I did successfully repair my ring, and none too soon, I think, for the wire it was originally on was starting to weaken. The slightest bend broke some parts clean off. Whew! I showed the finished bit to my mother, who said exactly what I was thinking, "It looks brand new!" I think that's the work of the new sterling wire. It has a brighter finish than the previous wire, and that really shines through the clear and translucent beads. Now, I just have to hope I wrapped it well enough to withstand another fifteen years of wear.

Fifteen years! Amazing! I wonder what Kaliis would say if she knew I've been wearing that thing every day for fifteen years. I wish I knew where she was so I could tell her how much her friendship meant to me.

I mentioned on the 16th that I had applied for a job. There was a message on the answering machine when I got home that they want me to come in for an interview audition. First step: get the day off of work. Check! Go me!

I called the gent back and got an appointment at 0820. GAH! Now I have a mere six days to find a headshot (which I've thoroughly lost), prepare a monologue, prepare a song, tweak my resume, and find the building. GAH!!

Of course, if they hire me, that means new job. And a job that puts my very expensive Bachelor of Arts degree to use. Wish me broken limbs!
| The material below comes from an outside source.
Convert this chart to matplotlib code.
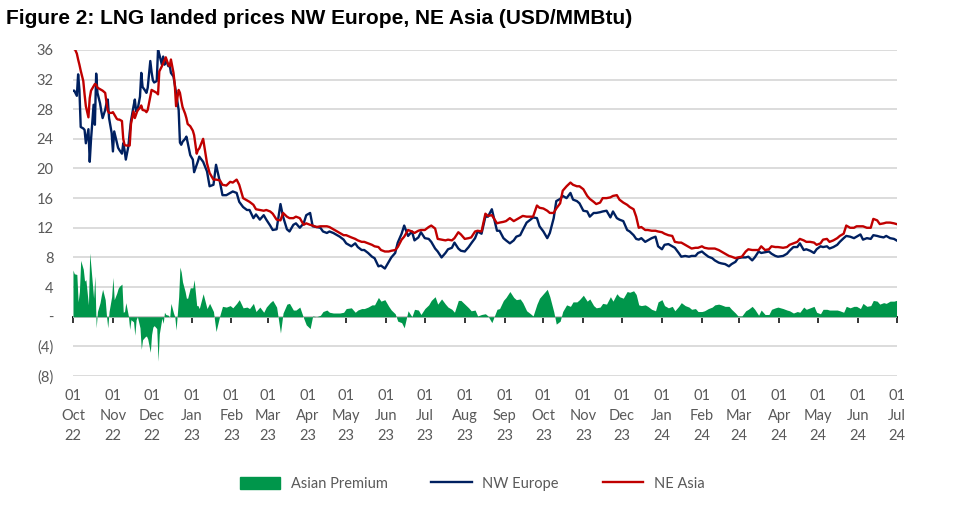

Now, there's something funny about all this. I take off my rings when I need to go to the restroom, they last longer when they don't get washed, right? This is what caused me to leave my rings at work for the weekend four-some years ago, so, I started taking them off and leaving them at my desk, nice and safe. I decided to call this recruiter back from my dad's desk, not in earshot of Adolf, and a bit more secluded that would help me calm down the nervousness I felt. I had not yet put my rings back on. When I got back to my desk, I found I did have a ring on, one of three. Who wants to guess which one it was? I guess something in my mind knew I was going to need it while I returned that call.

It does feel like things in my life are moving very fast right now. But I don't need it to slow down, because I think it's going exactly the direction I want it to go.